Sabtu, 18 Maret 2017

Sengketa Pilkada Aceh “lex specialis vs lex generalis”
oleh: MAHLIL ZAKARIA, S.H.
Foto usai Mengikuti "Debat Konstitusi" antar Perguruan Tinggi Tahun 2008 di MK RI.
Polemik Dasar hukum (Regulasi) dalam Sidang Gugatan Perselisihan Hasil Pemilihan Kepala Daerah yang diajukan Pasangan Cagub/Cawagub Aceh Muazakkir Manaf dan T.A.Khalid senang hangat menjadi pemberitaan media. Selain substansi hukum, ada sisi lain yang menarik yakni sosok Yusril Ihza Mahendra yang merupakan Penasehat hukum pemohon. Dengan kemampuan retorika, pengalaman serta logika hukum diatas rata-rata tentu dirinya menjadi pusat perhatiaan dalam Sidang Gugatan ini.

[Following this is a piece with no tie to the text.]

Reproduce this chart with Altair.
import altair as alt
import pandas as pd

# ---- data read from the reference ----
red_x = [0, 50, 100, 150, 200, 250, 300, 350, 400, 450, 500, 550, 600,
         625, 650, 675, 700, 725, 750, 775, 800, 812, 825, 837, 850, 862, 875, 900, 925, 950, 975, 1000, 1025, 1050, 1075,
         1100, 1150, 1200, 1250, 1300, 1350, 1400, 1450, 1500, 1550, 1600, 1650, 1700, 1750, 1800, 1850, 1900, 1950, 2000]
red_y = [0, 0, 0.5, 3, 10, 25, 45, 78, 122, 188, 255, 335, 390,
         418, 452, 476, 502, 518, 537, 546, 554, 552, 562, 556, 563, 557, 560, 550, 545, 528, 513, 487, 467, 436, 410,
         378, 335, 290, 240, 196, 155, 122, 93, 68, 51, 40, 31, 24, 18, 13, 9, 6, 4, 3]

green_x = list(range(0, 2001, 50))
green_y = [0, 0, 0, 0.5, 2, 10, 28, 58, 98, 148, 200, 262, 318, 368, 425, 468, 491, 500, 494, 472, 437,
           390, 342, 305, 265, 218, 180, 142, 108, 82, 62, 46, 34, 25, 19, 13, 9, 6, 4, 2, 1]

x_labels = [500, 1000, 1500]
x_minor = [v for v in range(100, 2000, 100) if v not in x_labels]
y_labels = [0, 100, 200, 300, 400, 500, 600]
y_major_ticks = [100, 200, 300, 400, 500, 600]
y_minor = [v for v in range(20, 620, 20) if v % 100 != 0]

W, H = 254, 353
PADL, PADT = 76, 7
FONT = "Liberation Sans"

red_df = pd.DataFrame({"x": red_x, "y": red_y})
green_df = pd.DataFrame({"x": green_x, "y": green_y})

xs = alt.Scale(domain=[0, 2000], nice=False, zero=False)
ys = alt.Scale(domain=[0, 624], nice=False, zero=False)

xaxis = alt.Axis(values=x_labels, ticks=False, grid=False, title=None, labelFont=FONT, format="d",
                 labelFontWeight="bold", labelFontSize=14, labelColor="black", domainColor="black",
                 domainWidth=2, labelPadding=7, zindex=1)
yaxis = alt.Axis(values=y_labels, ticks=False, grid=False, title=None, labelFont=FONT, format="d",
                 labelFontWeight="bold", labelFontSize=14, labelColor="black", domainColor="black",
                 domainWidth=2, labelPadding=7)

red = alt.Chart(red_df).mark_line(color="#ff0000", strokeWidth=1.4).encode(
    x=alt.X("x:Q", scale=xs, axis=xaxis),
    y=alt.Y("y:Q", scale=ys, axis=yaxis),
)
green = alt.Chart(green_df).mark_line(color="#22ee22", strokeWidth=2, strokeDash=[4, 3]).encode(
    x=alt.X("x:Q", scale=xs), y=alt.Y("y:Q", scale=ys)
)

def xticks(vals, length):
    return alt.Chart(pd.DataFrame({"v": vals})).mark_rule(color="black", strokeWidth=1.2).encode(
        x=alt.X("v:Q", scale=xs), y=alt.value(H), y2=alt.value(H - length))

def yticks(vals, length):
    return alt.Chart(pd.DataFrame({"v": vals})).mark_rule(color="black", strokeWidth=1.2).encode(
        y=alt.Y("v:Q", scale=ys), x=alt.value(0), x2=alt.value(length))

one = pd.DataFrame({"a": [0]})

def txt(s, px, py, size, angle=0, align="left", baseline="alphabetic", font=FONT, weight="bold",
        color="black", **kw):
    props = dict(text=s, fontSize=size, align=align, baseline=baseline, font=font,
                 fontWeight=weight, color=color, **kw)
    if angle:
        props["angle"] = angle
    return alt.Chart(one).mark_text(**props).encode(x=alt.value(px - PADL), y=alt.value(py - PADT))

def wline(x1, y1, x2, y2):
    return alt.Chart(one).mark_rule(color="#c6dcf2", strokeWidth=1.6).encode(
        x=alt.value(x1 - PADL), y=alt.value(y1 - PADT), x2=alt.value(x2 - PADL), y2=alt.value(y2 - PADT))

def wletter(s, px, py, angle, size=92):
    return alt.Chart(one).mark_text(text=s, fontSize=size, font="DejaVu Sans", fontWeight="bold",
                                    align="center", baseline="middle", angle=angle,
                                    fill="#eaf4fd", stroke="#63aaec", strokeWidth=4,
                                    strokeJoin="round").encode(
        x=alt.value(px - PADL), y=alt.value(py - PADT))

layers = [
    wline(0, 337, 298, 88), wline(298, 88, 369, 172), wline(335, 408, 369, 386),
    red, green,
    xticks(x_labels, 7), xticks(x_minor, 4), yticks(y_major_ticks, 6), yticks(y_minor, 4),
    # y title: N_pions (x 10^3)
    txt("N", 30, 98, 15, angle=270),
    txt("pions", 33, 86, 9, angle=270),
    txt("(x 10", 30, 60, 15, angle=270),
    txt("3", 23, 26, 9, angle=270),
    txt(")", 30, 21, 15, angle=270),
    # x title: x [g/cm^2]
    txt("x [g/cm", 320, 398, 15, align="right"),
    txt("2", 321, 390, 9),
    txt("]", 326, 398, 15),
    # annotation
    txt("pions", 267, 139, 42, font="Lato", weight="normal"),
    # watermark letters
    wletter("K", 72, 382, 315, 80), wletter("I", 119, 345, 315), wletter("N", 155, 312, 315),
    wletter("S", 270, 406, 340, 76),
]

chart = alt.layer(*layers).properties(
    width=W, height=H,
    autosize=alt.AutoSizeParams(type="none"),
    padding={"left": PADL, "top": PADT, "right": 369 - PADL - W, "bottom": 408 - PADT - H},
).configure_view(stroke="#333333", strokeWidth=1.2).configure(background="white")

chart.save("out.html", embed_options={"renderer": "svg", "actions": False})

Namun kita kesampingkan dulu hal menarik tersebut untuk lebih fokus kepada hal yang lebih menarik lainnya, yaitu bagaimana memaknai secara menyeluruh pokok gugatan yang diajukan tersebut tentu dengan menggunakan logika hukum murni atau setidak-tidaknya memperhatikan azas-azas hukum yang lazim digunakan dalam praktek hukum.

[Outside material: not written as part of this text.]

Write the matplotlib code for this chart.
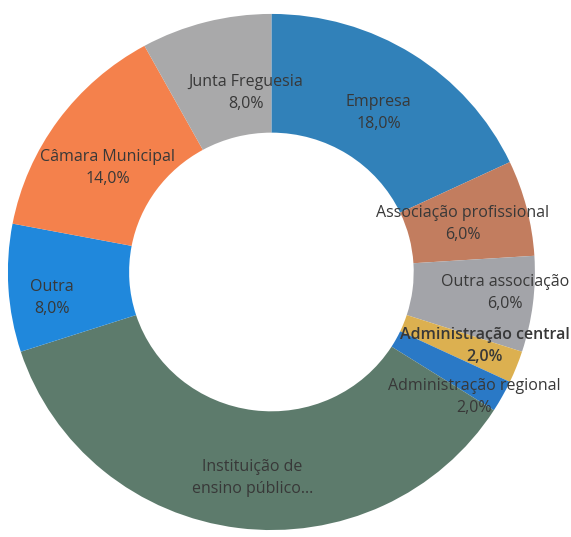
import numpy as np
import matplotlib.pyplot as plt

# dados (sentido horario a partir do topo)
labels = ['Empresa', 'Associação profissional', 'Outra associação',
          'Administração central', 'Administração regional',
          'Instituição de\nensino público...', 'Outra', 'Câmara Municipal',
          'Junta Freguesia']
values = [18, 6, 6, 2, 2, 36, 8, 14, 8]
show_pct = [True, True, True, True, True, False, True, True, True]
colors = ['#3181b9', '#c27d5f', '#a3a4a9', '#dcb050', '#2a79c6',
          '#5d7b6c', '#2088dc', '#f4814c', '#a9a9aa']
label_r = [0.74, 0.75, 0.89, 0.86, 0.91, 0.8, 0.84, 0.74, 0.70]
label_da = [-1, 0, 2, 2, -3.4, 2, 3.2, 3, -6.4]
bold = [False, False, False, True, False, False, False, False, False]

plt.rcParams['font.family'] = ['Open Sans', 'DejaVu Sans']

fig = plt.figure(figsize=(5.71, 5.37), dpi=100)
ax = fig.add_axes([0, 0, 1, 1])

wedges, _ = ax.pie(values, colors=colors, startangle=90, counterclock=False,
                   radius=1.0, wedgeprops=dict(width=0.46, linewidth=0))

total = sum(values)
for w, lab, v, sp, r, da, b in zip(wedges, labels, values, show_pct,
                                   label_r, label_da, bold):
    ang = np.deg2rad((w.theta1 + w.theta2) / 2 + da)
    txt = lab + ('\n%.1f%%' % (100.0 * v / total)).replace('.', ',') if sp else lab
    ax.text(r * np.cos(ang), r * np.sin(ang), txt, ha='center', va='center',
            fontsize=11.5, color='#383838', linespacing=1.5,
            fontweight='semibold' if b else 'normal')

ax.set_aspect('auto')
ax.set_xlim(-1.030, 1.137)
ax.set_ylim(-1.027, 1.054)
ax.axis('off')

fig.savefig('out.png', dpi=100, facecolor='white')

Sudah menjadi pengetahuan publik bahwa terdapat 2 (dua) landasan hukum yang diterapkan dalam proses Pilkada Aceh yaitu UU No. 10 Tahun 2016 dan UU No. 11 Tahun 2006 atau yang lebih populer dengan sebutan UUPA. Kedua aturan hukum ini sederajat hanya yang membedakan adalah objek (Materi) dan teritori (daerah) tempat berlakunya. Beranjak dari hal tersebut, penulis mencoba menganalisa terkait dengan existensi kedua aturan hukum tersebut dengan berpedoman pada sebuah azas hukum yang cukup populer dikalangan masyarakat yaitu Lex spesialis derogat lex generalis yang mengandung makna bahwa aturan hukum yang khusus akan mengesampingkan aturan hukum yang umum. Kemudian kita akan coba lebih mengerucut pada permasalahan diatas yang manakah kemudian yang lebih tepat untuk ditasbihkan sebagai lex specialis maupun leg generalis.

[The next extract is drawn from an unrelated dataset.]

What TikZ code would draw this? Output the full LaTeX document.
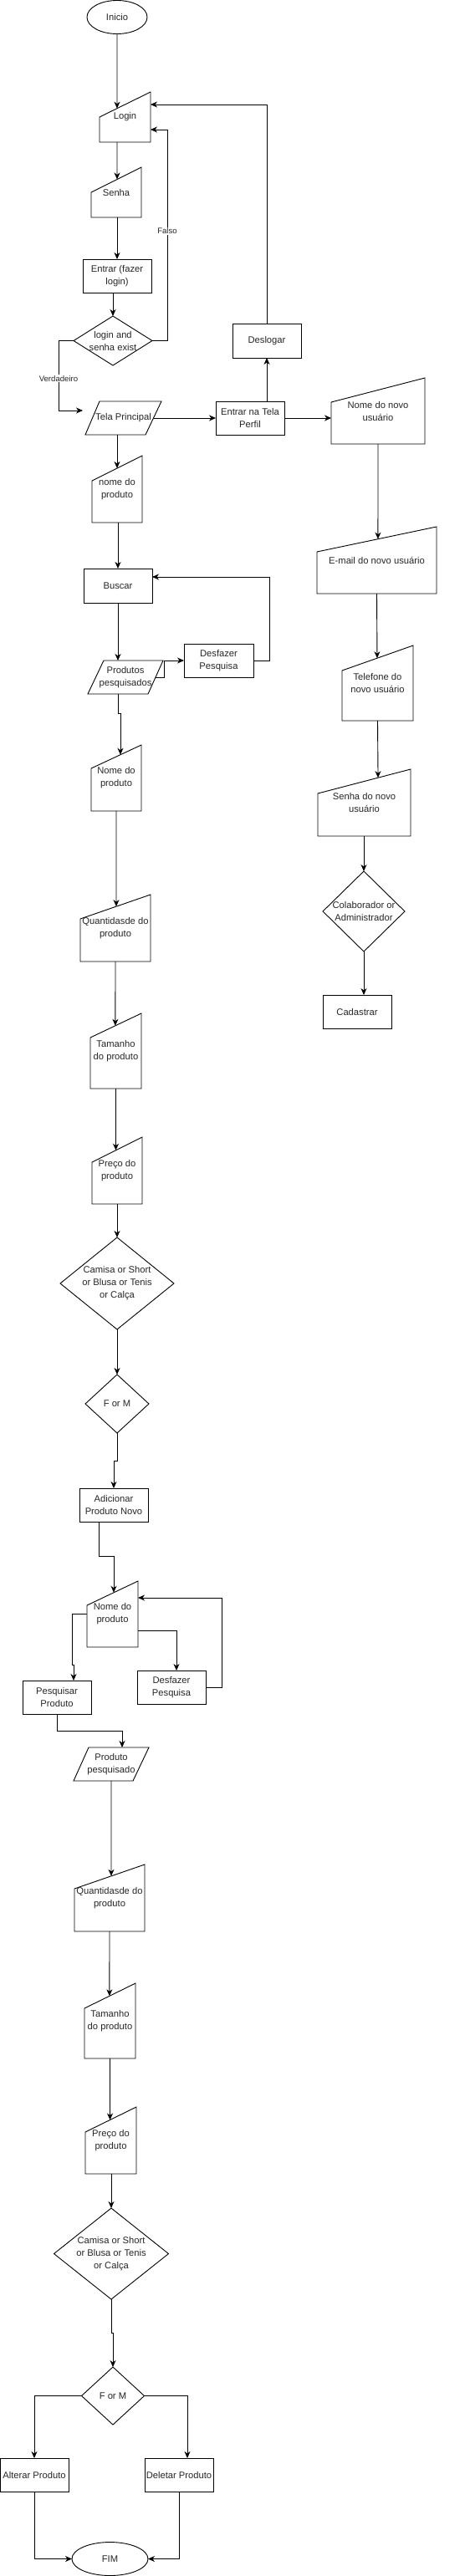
\documentclass[tikz,border=0pt]{standalone}
\usepackage{fontspec}
\setmainfont{Liberation Sans}
\usetikzlibrary{arrows.meta,shapes.geometric,calc}
\tikzset{
  shp/.style={draw=black, line width=0.9pt, line join=miter},
  box/.style={draw=none, inner sep=0pt, outer sep=0pt, align=center, text=black!85, font=\fontsize{11.2}{15}\selectfont},
  rbox/.style={box, draw=black, line width=0.9pt, minimum width=82pt, minimum height=40pt},
  oval/.style={box, ellipse, draw=black, line width=0.9pt},
  arr/.style={draw=black, line width=0.9pt, -{Stealth[length=8pt,width=7pt,inset=2.5pt]}},
  lbl/.style={fill=white, inner sep=1pt, text=black!85, font=\fontsize{9.6}{12}\selectfont},
}
% manual input: name, xl, xr, y top-right, y top-left, y bottom, text
\newcommand{\mnin}[7]{%
  \coordinate (#1-tl) at (#2,#5);
  \coordinate (#1-tr) at (#3,#4);
  \draw[shp] (#2,#5) -- (#3,#4) -- (#3,#6) -- (#2,#6) -- cycle;
  \node[box, minimum width={#3-#2}, minimum height={#6-#4}] (#1) at ({(#2+#3)/2},{(#4+#6)/2}) {#7};
}
% parallelogram: name, x bottom-left, x top-left, x top-right, x bottom-right, y top, y bottom, text
\newcommand{\para}[8]{%
  \draw[shp] (#2,#7) -- (#3,#6) -- (#4,#6) -- (#5,#7) -- cycle;
  \node[box, minimum width={(#4-#3+#5-#2)/2}, minimum height={#7-#6}] (#1) at ({(#2+#4)/2},{(#6+#7)/2}) {#8};
}
% diamond: name, cx, cy, w, h, text
\newcommand{\dia}[6]{%
  \draw[shp] ({#2-#4/2},#3) -- (#2,{#3-#5/2}) -- ({#2+#4/2},#3) -- (#2,{#3+#5/2}) -- cycle;
  \node[box, minimum width={#4}, minimum height={#5}] (#1) at (#2,#3) {#6};
}
\begin{document}
\begin{tikzpicture}[x=1pt,y=-1pt]
\useasboundingbox (0,0) rectangle (555,3081);
% ---- nodes ----
\node[oval, minimum width=72pt, minimum height=40pt] (ini) at (140,20.5) {Inicio};
\mnin{login}{119}{180}{110}{140}{170}{Login}
\mnin{senha}{109}{169}{200}{230}{260}{Senha}
\node[rbox] (entrar) at (140,330) {Entrar (fazer\\login)};
\dia{d1}{135}{407.5}{94}{59}{login and\\senha exist}
\para{tela}{102}{119}{193}{174}{480}{520}{Tela Principal}
\node[rbox] (perfil) at (299,500) {Entrar na Tela\\Perfil};
\node[rbox, minimum height=41pt] (deslogar) at (319,407.5) {Deslogar};
\mnin{nnu}{396}{508}{452}{481}{531}{Nome do novo\\usuário}
\mnin{np1}{110}{170}{545}{575}{625}{nome do\\produto}
\node[rbox, minimum height=41pt] (buscar) at (141,700.5) {Buscar};
\mnin{email}{379}{522}{630}{660}{710}{E-mail do novo usuário}
\para{prodp}{105}{124}{195}{177}{790}{830}{Produtos\\pesquisados}
\node[rbox, minimum width=83pt] (desf1) at (261.5,790) {Desfazer\\Pesquisa};
\mnin{np2}{109}{169}{891}{919}{970}{Nome do\\produto}
\mnin{tel}{409}{494}{772}{802}{862}{Telefone do\\novo usuário}
\mnin{snu}{380}{491}{920}{949}{1000}{Senha do novo\\usuário}
\dia{colab}{435}{1090}{98}{96}{Colaborador or\\Administrador}
\node[rbox] (cad) at (427,1210) {Cadastrar};
\mnin{qt1}{96}{180}{1070}{1099}{1150}{Quantidasde do\\produto}
\mnin{tam1}{108}{169}{1212}{1241}{1302}{Tamanho\\do produto}
\mnin{pr1}{110}{170}{1360}{1390}{1440}{Preço do\\produto}
\dia{cam1}{140}{1535}{136}{110}{Camisa or Short\\or Blusa or Tenis\\or Calça}
\dia{fm1}{140}{1679}{76}{70}{F or M}
\node[rbox] (adic) at (136,1800) {Adicionar\\Produto Novo};
\mnin{np3}{104}{165}{1891}{1920}{1970}{Nome do\\produto}
\node[rbox] (pesq) at (68,2030) {Pesquisar\\Produto};
\node[rbox] (desf2) at (205,2018) {Desfazer\\Pesquisa};
\para{propq}{88}{106}{178}{159}{2090}{2130}{Produto\\pesquisado}
\mnin{qt2}{89}{173}{2230}{2259}{2310}{Quantidasde do\\produto}
\mnin{tam2}{101}{162}{2372}{2402}{2462}{Tamanho\\do produto}
\mnin{pr2}{102}{163}{2520}{2550}{2600}{Preço do\\produto}
\dia{cam2}{133}{2695.5}{137}{109}{Camisa or Short\\or Blusa or Tenis\\or Calça}
\dia{fm2}{135}{2865.5}{75}{69}{F or M}
\node[rbox] (alt) at (41,2960) {Alterar Produto};
\node[rbox] (del) at (214,2960) {Deletar Produto};
\node[oval, minimum width=91pt, minimum height=40pt] (fim) at (131.5,3060.5) {FIM};
% ---- connectors ----
\draw[arr] (ini.south) -- ($(login-tl)!0.344!(login-tr)$);
\draw[arr] (login.south -| ini.south) -- ($(senha-tl)!0.517!(senha-tr)$);
\draw[arr] (entrar.north |- senha.south) -- (entrar.north);
\draw[arr] (d1.north |- entrar.south) -- (d1.north);
\draw[arr] (d1.east) -- ++(18,0) |- node[lbl,pos=0.26]{Falso} ([yshift=-15pt]login.east);
\draw[arr] (d1.west) -- ++(-18,0) |- node[lbl,pos=0.27]{Verdadeiro} ([xshift=-12pt,yshift=9pt]tela.west);
\draw[arr] (tela.east) -- (perfil.west);
\draw[arr] (deslogar.south |- perfil.north) -- (deslogar.south);
\draw[arr] (deslogar.north) |- ([yshift=15pt]login.east);
\draw[arr] (perfil.east) -- (perfil.east -| nnu.west);
\draw[arr] (nnu.south) -- ($(email-tl)!0.51!(email-tr)$);
\draw[arr] (email.south) -- ($(tel-tl)!0.494!(tel-tr)$);
\draw[arr] (tel.south) -- ($(snu-tl)!0.649!(snu-tr)$);
\draw[arr] (colab.north |- snu.south) -- (colab.north);
\draw[arr] (colab.south) -- (colab.south |- cad.north);
\draw[arr] (tela.south -| np1.north) -- ($(np1-tl)!0.5!(np1-tr)$);
\draw[arr] (buscar.north |- np1.south) -- (buscar.north);
\draw[arr] (buscar.south) -- (buscar.south |- prodp.north);
\draw[arr] (prodp.east) -- ++(11,0) |- (desf1.west);
\draw[arr] (desf1.east) -- ++(19,0) |- ([yshift=10.5pt]buscar.east);
\draw[arr] (buscar.south |- prodp.south) -- ++(0,23) -| ($(np2-tl)!0.583!(np2-tr)$);
\draw[arr] (np2.south) -- ($(qt1-tl)!0.512!(qt1-tr)$);
\draw[arr] (qt1.south) -- ($(tam1-tl)!0.49!(tam1-tr)$);
\draw[arr] (tam1.south) -- ($(pr1-tl)!0.475!(pr1-tr)$);
\draw[arr] (pr1.south) -- (cam1.north);
\draw[arr] (cam1.south) -- (fm1.north);
\draw[arr] (fm1.south) -- ++(0,33) -| (adic.north);
\draw[arr] ([xshift=-18pt]adic.south) -- ++(0,41) -| ($(np3-tl)!0.525!(np3-tr)$);
\draw[arr] (np3.west) -- ++(-18,0) -- ++(0,61) -| ([xshift=20pt]pesq.north);
\draw[arr] ([yshift=-19.5pt]np3.east) -| ([xshift=6pt]desf2.north);
\draw[arr] (desf2.east) -- ++(19,0) |- ([yshift=19.5pt]np3.east);
\draw[arr] (pesq.south) -- ++(0,20) -| ([xshift=13pt]propq.north);
\draw[arr] (propq.south) -- ($(qt2-tl)!0.524!(qt2-tr)$);
\draw[arr] (qt2.south) -- ($(tam2-tl)!0.49!(tam2-tr)$);
\draw[arr] (tam2.south) -- ($(pr2-tl)!0.484!(pr2-tr)$);
\draw[arr] (cam2.north |- pr2.south) -- (cam2.north);
\draw[arr] (cam2.south) -- ++(0,40) -| (fm2.north);
\draw[arr] (fm2.west) -| (alt.north);
\draw[arr] (fm2.east) -| ([xshift=10pt]del.north);
\draw[arr] (alt.south) |- (fim.west);
\draw[arr] (del.south) |- (fim.east);
\end{tikzpicture}
\end{document}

Menurut Bagir Manan dalam bukunya yang berjudul Hukum Positif Indonesia (hal. 56), sebagaimana kami kutip dari artikel yang ditulis A.A. Oka Mahendra berjudul Harmonisasi Peraturan Perundang-undangan ada beberapa prinsip yang harus diperhatikan dalam asas lex specialis derogat legi generalis,yaitu:   
1. Ketentuan-ketentuan yang didapati dalam aturan hukum umum tetap berlaku, kecuali yang diatur khusus dalam aturan hukum khusus tersebut;
2. Ketentuan-ketentuan lex specialis harus sederajat dengan ketentuan-ketentuan lex generalis (undang-undang dengan undang-undang);
3. Ketentuan-ketentuan lex specialis harus berada dalam lingkungan hukum (rezim) yang sama denganlex generalis.
Benang merahnya adalah kedua produk hukum tersebut prinsipnya adalah Lex generalis atau Undang-undang, dari sisi penyelenggaaraan Pilkada di Aceh yang bersifat khusus idealnya UUPA merupakan payung hukum tunggal terutama hal-hal yang bersentuhan dengan pilkada yang diatur khusus dalam pasal 65 s/d pasal 74. Namun Jika melihat materi yang terdapat dalam pasal-pasal tersebut dikorelasikan dengan UU No. 10 Tahun 2016 tentang Pilkada disinilah kita akan melihat substansi lex specialis yang sebenarnya. UU Pilkada mengatur dengan rinci setiap mekanisme Pemilihan serta menjadi acuan penyelanggaraan Pilkada serentak di Indonesia. Sedangkan pasal-pasal dalam UUPA mengatur secara umum serta tidak terfokus (normatif) sehingga secara logika hukum dan moralitas (kekhususan) hanya beberapa pasal saja yang tepat dan relevan untuk diterapkan seperti misalnya proses pencalonan.

Dalam konteks perselihan hasil pemilihan Pilkada Aceh “lex spesialis”nya adalah pasal 156 s/d pasal 158 UU No. 10 Tahun 2016 tentang Pilkada sedangkan dalam UUPA diatur dalam pasal 74. Jika disandingkan kedua lex (aturan) tersebut tentu secara logika hukum menurut analisa penulis pasal-pasal dalam UU Pilkada layak di sematkan sebagai “Lex specialis”.